El funcionario es un privilegiado. La sociedad española acuñó hace ya muchos años la expresión “baguettes”, cruce de la barra de pan francesa con la vagancia que, con justicia o sin ella, se atribuye a una parte sustancial de estos trabajadores. La sociedad los ve como eternos desayunantes que llegan a las nueve y se les cae el boli muchas horas antes que al ciudadano común. Mientras el trabajador por cuenta propia o ajena se desloma cotidianamente, este trabajador por cuenta nuestra se esfuerza menos, echa menos horas, tiene más “moscosos” y otras gabelas y disfruta de un “dolce far… poco” que, comparativamente, constituye una humillación para los ciudadanos comunes que le pagan el sueldo. Los economistas señalan que, a igualdad de tareas, el mando medio funcionarial cobra más que su homólogo del sector privado. Y aunque no fuera así, es un chollo “para toda la vida”. Las madres conservadoras de la España profunda siempre alientan a sus hijos a hincar los codos opositando a cualquier puesto burocrático. “No te harás rico, pero te jubilarás en el puesto”, les dicen con mucha sabiduría popular y muy poca vergüenza. Frédéric Bastiat, uno de los padres de la economía moderna, afirmó que “el Estado es la gran ficción por medio de la cual todos aspiran a vivir de los demás”. Qué bien encarnan esa idea las madres que instigan a sus hijos a examinarse para colaboracionistas oficiales del régimen de exacción fiscal extrema que se ha enseñoreado de todo el mundo occidental. Y encima se ha enseñado a la sociedad a enaltecer a los funcionarios “de lujo” (los carísimos diplomáticos con su esmoquin, los notarios con su pluma, cobrando a comisión por estampar la misma firma…).

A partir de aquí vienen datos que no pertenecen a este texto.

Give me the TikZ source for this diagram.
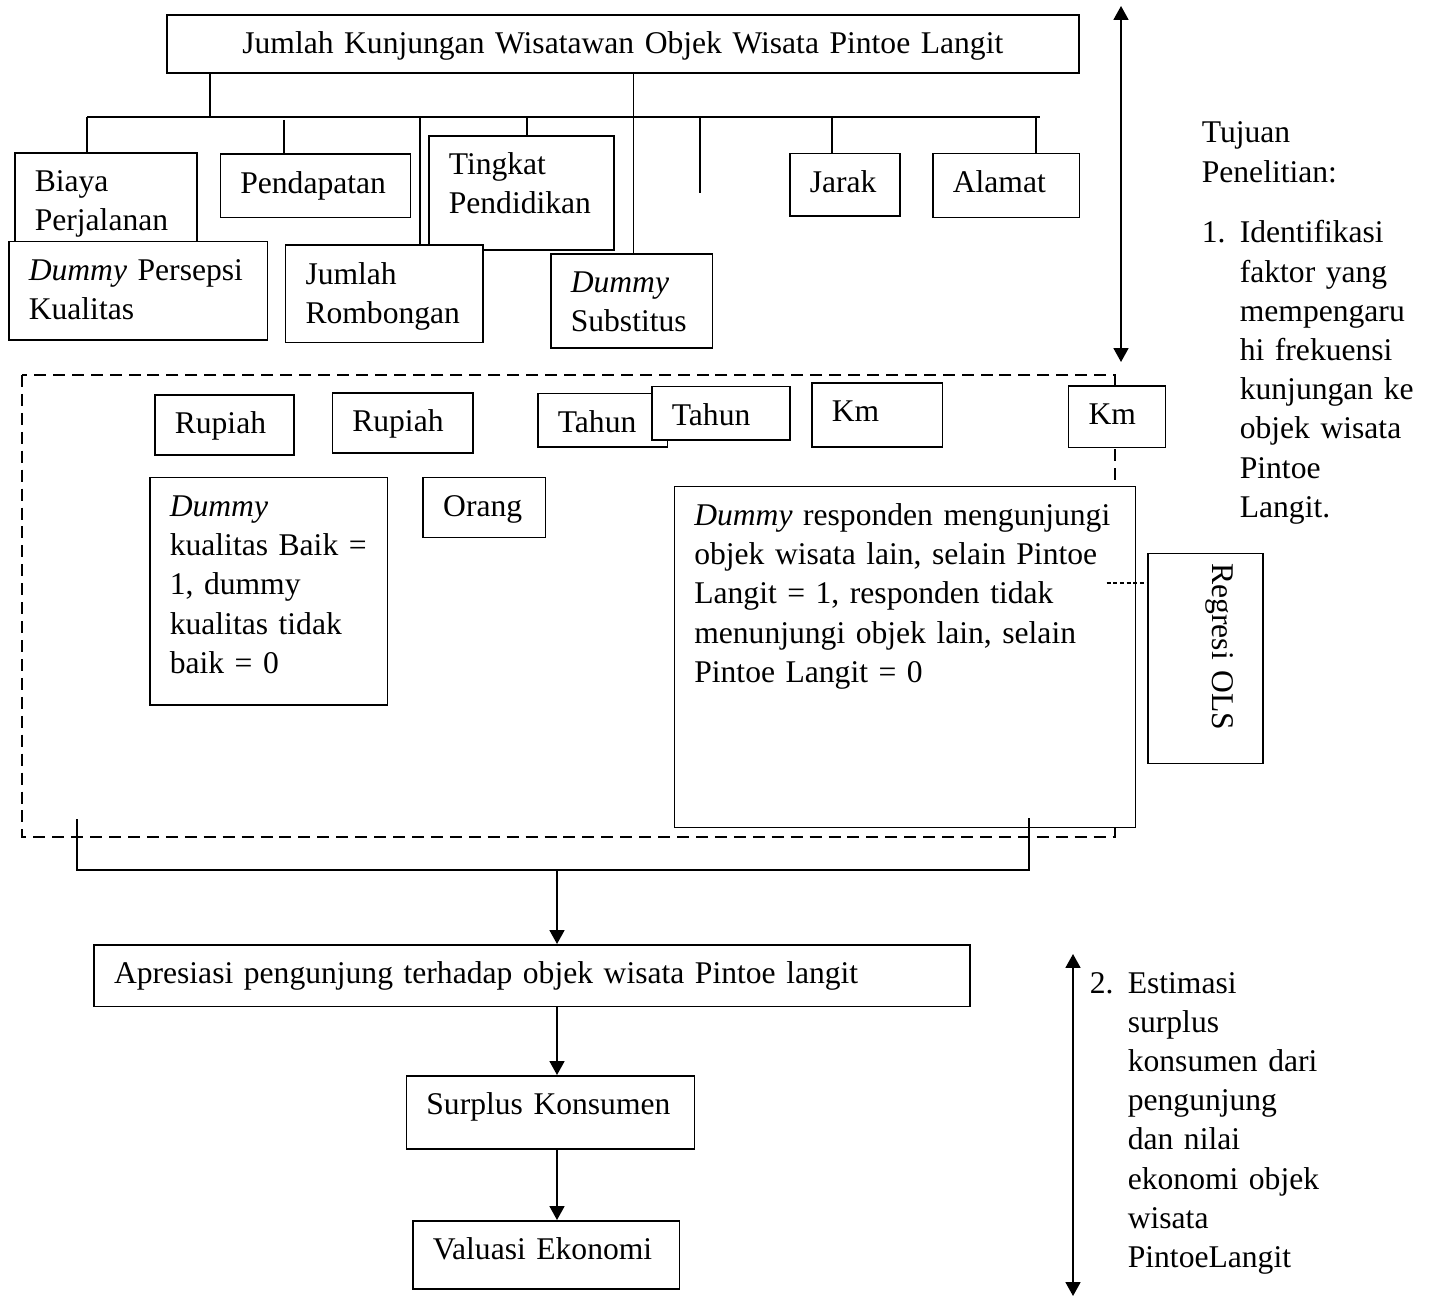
\documentclass[tikz,border=0pt]{standalone}
\usepackage{fontspec}
\setmainfont{Liberation Serif}
\usetikzlibrary{arrows.meta}

\begin{document}
\begin{tikzpicture}[
    x=0.375pt, y=-0.375pt,
    line width=0.6pt,
    >={Triangle[length=5.2pt, width=5.6pt]},
    varbox/.style={
        rectangle,
        draw=black, fill=white,
        anchor=north west,
        inner xsep=7.5pt, inner ysep=0pt,
        text height=14.6pt,
        align=left,
        font={\fontsize{11.85}{14.7}\selectfont\hyphenpenalty=10000\relax}
    },
    note/.style={
        anchor=base west, inner sep=0pt,
        align=left,
        font={\fontsize{11.85}{14.7}\selectfont}
    },
    groupframe/.style={
        draw=black, line width=1pt,
        dash pattern=on 4.5pt off 2.6pt
    },
    linkdash/.style={
        line width=0.4pt,
        dash pattern=on 1.5pt off 1pt
    }
]
\useasboundingbox (0,0) rectangle (1429,1296);

\draw[groupframe] (22,375) rectangle (1115,837);

\node[varbox, text width=327pt, text depth=7.15pt, align=center] (judul) at (166,14) {Jumlah Kunjungan Wisatawan Objek Wisata Pintoe Langit};

\node[varbox, text width=53.3pt, text depth=25.2pt] (biaya) at (14,152) {Biaya\\Perjalanan};
\node[varbox, text width=56.3pt, text depth=9.2pt] (pendapatan) at (219.5,153.3) {Pendapatan};
\node[varbox, text width=54.4pt, text depth=28.2pt] (tingkat) at (428,135) {Tingkat\\Pendidikan};
\node[varbox, text width=26.3pt, text depth=8.8pt] (jarak) at (789,152.7) {Jarak};
\node[varbox, text width=40pt, text depth=9.4pt] (alamat) at (932,152.7) {Alamat};
\node[varbox, text width=82pt, text depth=22.3pt] (persepsi) at (8,240.7) {\textit{Dummy} Persepsi\\Kualitas};
\node[varbox, text width=59pt, text depth=22pt] (rombongan) at (284.7,244.3) {Jumlah\\Rombongan};
\node[varbox, text width=45.6pt, text depth=20.7pt] (substitusi) at (550,253) {\textit{Dummy}\\Substitus};

\node[varbox, text width=37.1pt, text depth=7.9pt] (rp1) at (154,394) {Rupiah};
\node[varbox, text width=37.7pt, text depth=7.9pt] (rp2) at (331.5,392) {Rupiah};
\node[varbox, text width=33.6pt, text depth=5.4pt] (th1) at (537,392.7) {Tahun};
\node[varbox, text width=36.8pt, text depth=5.4pt] (th2) at (651,385.7) {Tahun};
\node[varbox, text width=34pt, text depth=9.4pt] (km1) at (811,382) {Km};
\node[varbox, text width=21.3pt, text depth=8.5pt] (km2) at (1067.8,385) {Km};
\node[varbox, text width=74.2pt, text depth=70.6pt] (kualitas) at (149,476.7) {\textit{Dummy}\\kualitas Baik =\\1, dummy\\kualitas tidak\\baik = 0};
\node[varbox, text width=30.8pt, text depth=7.9pt] (orang) at (422.4,476.7) {Orang};
\node[varbox, text width=158pt, text depth=113.3pt] (responden) at (673.5,485.7) {\textit{Dummy} responden mengunjungi\\objek wisata lain, selain Pintoe\\Langit = 1, responden tidak\\menunjungi objek lain, selain\\Pintoe Langit = 0};
\node[varbox, rotate=-90, text width=71.3pt, inner xsep=3.75pt, text height=19pt, text depth=24pt] (ols) at (1263.7,552.7) {Regresi OLS};

\node[varbox, text width=313.4pt, text depth=8.5pt] (apresiasi) at (93.2,944) {Apresiasi pengunjung terhadap objek wisata Pintoe langit};
\node[varbox, text width=93pt, text depth=12.8pt] (surplus) at (405.6,1075) {Surplus Konsumen};
\node[varbox, text width=85pt, text depth=10.9pt] (valuasi) at (412,1220) {Valuasi Ekonomi};

\node[note, text width=60pt] (tujuan) at (1201,143) {Tujuan\\Penelitian:};
\node[note] (no1) at (1201,243) {1.};
\node[note, text width=68pt] (tujuan1) at (1239,243) {Identifikasi\\faktor yang\\mempengaru\\hi frekuensi\\kunjungan ke\\objek wisata\\Pintoe\\Langit.};
\node[note] (no2) at (1089,993) {2.};
\node[note, text width=80pt] (tujuan2) at (1127,993) {Estimasi\\surplus\\konsumen dari\\pengunjung\\dan nilai\\ekonomi objek\\wisata\\PintoeLangit};

\coordinate (busL) at (87,117);
\coordinate (busR) at (1040,117);
\coordinate (ujung) at (700,193);
\draw (judul.south -| 210,0) -- (210,117);
\draw (busL) -- (busR);
\draw (busL) -- (busL |- biaya.north);
\draw (284,120) -- (284,0 |- pendapatan.north);
\draw (420,117) -- (420,0 |- rombongan.north);
\draw (527,117) -- (527,0 |- tingkat.north);
\draw (judul.south -| 633.6,0) -- (633.6,0 |- substitusi.north);
\draw (700,117) -- (ujung);
\draw (832,117) -- (832,0 |- jarak.north);
\draw (1036,117) -- (1036,0 |- alamat.north);

\coordinate (olsL) at (1106.5,583);
\draw[linkdash] (olsL) -- (olsL -| ols.south);

\coordinate (kiri) at (77,819);
\coordinate (kanan) at (1029,818);
\coordinate (tengah) at (557,870);
\draw (kiri) |- (tengah) -| (kanan);
\draw[->] (tengah) -- (tengah |- apresiasi.north);
\draw[->] (tengah |- apresiasi.south) -- (tengah |- surplus.north);
\draw[->] (tengah |- surplus.south) -- (tengah |- valuasi.north);

\coordinate (t1a) at (1121,6);
\coordinate (t1b) at (1121,362);
\draw[<->] (t1a) -- (t1b);
\coordinate (t2a) at (1073,954);
\coordinate (t2b) at (1073,1296);
\draw[<->] (t2a) -- (t2b);

\end{tikzpicture}
\end{document}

El ciudadano común tiene que aguantarse con la sanidad pública o rascarse el bolsillo para pagar una mutua privada, pero el señorito funcionario tiene Muface y dispone de la mejor sanidad privada sin pagar un duro: se la pagamos nosotros. El ciudadano común tiene menos días libres y debe hacer auténticos equilibrios con los abuelos y las guarderías para organizarse si tiene niños pequeños, pero el funcionario es el rey de la hiperconciliación. El ciudadano común suda tinta para que un banco le dé los buenos días, pero al funcionario, como es injustamente inamovible, se le recibe con alfombra roja porque es el sujeto ideal de créditos hipotecarios o al consumo. Y ahora, una vez más, mientras el ciudadano común sufre por la nueva inflación que se cierne sobre nuestra sociedad a causa de los ciclos económicos que provoca la nefasta política monetarista de izquierdas y derechas, el funcionario sabe que capeará ese temporal en mejores condiciones que la plebe, y saldrá prácticamente indemne. Y en este contexto terrible para tantos ciudadanos comunes, estos dioses del Olimpo exigen un fuerte aumento salarial. Justo ahora.

Una subida del 9,5% en el periodo de 2022 a 2024, cuando se arrastran las consecuencias de la pandemia y los efectos de la invasión rusa de Ucrania, y en un contexto mundial inflacionario, es una bofetada en la cara de los ciudadanos productivos que, con su trabajo, pagarán esos aumentos. El sindicato funcionarial CSIF, al que le parece poco y aún reclama más, se comporta como una banda mafiosa que atenta contra nuestras billeteras. El ciudadano común debería dar un golpe en la mesa y exigir la tan necesaria desparasitación de nuestro cuerpo social. La urbanización ya no necesita tantos jardineros. Los funcionarios no pueden ganar más ni conciliar mejor ni tener el puesto en propiedad ni recibir mejor atención médica. Ellos son nuestros empleados y no al revés. Si hay que apretarse el cinturón, ellos primero. Basta ya de castas y de privilegios.